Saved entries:
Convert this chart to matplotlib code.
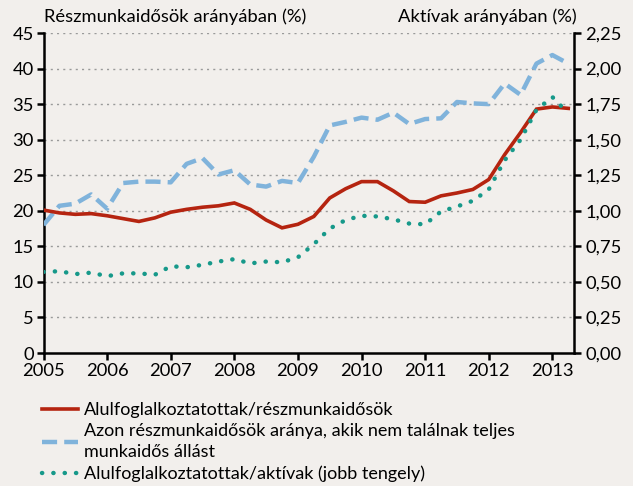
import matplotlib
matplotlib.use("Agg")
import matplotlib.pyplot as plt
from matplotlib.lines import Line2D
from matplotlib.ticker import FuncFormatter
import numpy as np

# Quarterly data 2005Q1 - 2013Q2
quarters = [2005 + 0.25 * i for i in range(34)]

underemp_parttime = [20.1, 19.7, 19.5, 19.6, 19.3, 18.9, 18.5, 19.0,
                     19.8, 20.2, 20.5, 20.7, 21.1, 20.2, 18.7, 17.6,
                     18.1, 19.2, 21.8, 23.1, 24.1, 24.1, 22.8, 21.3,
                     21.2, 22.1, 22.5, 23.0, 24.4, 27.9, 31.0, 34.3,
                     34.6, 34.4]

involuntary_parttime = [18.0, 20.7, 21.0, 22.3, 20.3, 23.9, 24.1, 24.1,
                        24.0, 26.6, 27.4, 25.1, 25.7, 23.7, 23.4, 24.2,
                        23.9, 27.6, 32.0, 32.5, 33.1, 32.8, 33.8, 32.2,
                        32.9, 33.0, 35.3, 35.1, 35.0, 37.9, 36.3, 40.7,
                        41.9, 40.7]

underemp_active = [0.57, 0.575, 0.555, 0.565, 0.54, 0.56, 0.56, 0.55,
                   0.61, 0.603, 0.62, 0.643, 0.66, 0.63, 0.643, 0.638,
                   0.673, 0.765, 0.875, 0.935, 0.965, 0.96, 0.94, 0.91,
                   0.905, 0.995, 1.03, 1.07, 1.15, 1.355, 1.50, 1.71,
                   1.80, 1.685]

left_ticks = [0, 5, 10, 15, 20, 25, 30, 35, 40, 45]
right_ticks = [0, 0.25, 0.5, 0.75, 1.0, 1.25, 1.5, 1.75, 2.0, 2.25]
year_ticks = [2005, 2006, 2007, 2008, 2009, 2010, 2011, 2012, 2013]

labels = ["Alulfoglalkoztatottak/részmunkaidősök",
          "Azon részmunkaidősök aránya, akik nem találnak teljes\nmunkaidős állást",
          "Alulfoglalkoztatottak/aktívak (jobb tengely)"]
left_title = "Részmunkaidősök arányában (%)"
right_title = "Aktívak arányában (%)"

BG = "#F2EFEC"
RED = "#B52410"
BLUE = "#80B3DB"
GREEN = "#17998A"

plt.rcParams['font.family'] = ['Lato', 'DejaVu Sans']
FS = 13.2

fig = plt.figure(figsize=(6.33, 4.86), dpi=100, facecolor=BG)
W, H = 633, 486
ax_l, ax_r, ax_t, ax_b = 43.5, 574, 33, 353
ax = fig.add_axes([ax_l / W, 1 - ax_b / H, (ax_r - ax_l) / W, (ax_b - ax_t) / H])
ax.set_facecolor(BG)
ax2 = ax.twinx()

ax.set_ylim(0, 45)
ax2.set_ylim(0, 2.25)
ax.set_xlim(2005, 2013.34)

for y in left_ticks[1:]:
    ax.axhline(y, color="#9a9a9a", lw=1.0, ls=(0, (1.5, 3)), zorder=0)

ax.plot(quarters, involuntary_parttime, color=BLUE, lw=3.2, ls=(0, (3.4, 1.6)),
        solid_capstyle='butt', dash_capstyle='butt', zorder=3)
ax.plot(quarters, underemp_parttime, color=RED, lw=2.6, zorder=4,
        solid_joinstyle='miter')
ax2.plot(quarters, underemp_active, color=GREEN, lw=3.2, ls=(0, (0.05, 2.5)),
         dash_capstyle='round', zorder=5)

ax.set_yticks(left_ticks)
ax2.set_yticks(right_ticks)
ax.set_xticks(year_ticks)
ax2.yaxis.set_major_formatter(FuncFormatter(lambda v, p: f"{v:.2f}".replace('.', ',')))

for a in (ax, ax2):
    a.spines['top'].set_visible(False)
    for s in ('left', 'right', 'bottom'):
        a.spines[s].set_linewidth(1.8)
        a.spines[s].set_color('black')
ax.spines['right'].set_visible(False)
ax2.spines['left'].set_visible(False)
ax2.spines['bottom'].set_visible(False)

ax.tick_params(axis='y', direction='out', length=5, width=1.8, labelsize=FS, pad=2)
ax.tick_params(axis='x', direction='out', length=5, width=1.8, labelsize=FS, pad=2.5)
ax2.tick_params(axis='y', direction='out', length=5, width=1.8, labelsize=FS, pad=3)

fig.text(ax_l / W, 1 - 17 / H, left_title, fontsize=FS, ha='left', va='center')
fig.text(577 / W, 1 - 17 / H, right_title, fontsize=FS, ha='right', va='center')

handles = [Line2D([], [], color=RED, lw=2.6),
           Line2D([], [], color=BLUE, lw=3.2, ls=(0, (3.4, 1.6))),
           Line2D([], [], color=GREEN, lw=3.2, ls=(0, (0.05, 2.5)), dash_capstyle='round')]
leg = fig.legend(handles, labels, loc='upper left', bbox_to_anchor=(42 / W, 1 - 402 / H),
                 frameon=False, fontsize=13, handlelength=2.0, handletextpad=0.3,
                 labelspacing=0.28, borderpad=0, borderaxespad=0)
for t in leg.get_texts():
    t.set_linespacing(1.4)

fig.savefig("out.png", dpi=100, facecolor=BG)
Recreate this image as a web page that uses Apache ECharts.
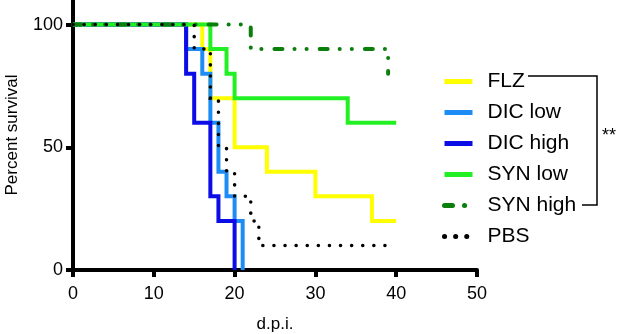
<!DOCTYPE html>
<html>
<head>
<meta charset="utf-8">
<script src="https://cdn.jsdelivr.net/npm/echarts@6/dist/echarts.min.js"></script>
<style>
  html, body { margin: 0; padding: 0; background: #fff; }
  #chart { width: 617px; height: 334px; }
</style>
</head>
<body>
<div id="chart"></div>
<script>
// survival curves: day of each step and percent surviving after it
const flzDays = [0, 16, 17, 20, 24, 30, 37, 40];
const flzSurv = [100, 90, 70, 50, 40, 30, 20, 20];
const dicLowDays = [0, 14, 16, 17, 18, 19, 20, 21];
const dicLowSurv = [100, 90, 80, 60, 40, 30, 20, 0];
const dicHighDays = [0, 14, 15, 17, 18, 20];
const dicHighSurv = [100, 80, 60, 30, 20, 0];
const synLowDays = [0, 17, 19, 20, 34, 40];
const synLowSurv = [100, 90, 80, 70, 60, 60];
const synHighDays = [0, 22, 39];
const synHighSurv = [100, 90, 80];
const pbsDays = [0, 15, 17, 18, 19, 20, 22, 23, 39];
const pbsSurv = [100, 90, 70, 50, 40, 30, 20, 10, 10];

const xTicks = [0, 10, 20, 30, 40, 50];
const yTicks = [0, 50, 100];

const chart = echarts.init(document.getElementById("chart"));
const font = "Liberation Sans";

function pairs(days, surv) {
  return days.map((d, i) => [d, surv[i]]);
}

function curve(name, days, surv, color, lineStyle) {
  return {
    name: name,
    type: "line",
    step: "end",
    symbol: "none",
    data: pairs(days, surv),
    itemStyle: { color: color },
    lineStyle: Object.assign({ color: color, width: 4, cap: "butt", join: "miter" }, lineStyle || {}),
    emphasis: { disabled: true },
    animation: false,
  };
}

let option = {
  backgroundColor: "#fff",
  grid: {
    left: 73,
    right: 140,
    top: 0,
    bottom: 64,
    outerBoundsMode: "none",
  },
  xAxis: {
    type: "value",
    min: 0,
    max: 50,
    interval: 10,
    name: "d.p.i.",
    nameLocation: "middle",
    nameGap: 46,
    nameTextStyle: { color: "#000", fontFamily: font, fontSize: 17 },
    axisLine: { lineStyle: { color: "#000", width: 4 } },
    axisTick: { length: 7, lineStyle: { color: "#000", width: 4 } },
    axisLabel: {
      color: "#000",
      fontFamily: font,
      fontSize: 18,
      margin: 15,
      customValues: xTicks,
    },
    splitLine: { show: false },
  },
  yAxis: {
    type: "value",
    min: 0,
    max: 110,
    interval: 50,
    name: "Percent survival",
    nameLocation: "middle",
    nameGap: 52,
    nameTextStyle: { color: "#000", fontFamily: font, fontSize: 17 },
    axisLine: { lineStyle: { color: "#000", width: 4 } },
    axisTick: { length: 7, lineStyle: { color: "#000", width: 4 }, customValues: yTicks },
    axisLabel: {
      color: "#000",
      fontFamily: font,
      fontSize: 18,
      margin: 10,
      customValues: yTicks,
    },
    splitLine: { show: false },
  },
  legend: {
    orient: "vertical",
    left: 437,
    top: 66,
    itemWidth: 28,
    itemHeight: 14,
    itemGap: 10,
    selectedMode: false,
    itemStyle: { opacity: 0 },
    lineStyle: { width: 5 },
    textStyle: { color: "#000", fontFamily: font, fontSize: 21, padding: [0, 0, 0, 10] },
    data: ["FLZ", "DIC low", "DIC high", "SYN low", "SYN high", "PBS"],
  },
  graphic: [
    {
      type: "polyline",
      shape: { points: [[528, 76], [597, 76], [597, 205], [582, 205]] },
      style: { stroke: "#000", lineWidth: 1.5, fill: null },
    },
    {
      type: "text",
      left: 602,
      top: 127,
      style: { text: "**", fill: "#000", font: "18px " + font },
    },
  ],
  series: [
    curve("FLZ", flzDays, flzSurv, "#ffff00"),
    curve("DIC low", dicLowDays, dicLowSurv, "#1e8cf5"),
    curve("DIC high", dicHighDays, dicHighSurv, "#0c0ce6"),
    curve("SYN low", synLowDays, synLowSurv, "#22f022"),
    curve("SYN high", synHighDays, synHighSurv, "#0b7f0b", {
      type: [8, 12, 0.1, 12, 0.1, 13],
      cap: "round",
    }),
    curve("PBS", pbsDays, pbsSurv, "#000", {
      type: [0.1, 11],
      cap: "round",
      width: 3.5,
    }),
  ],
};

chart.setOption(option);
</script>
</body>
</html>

Work to do =
Find every line that includes the string "matplotlib". Report how many there are and nothing else.

Exercise response =
6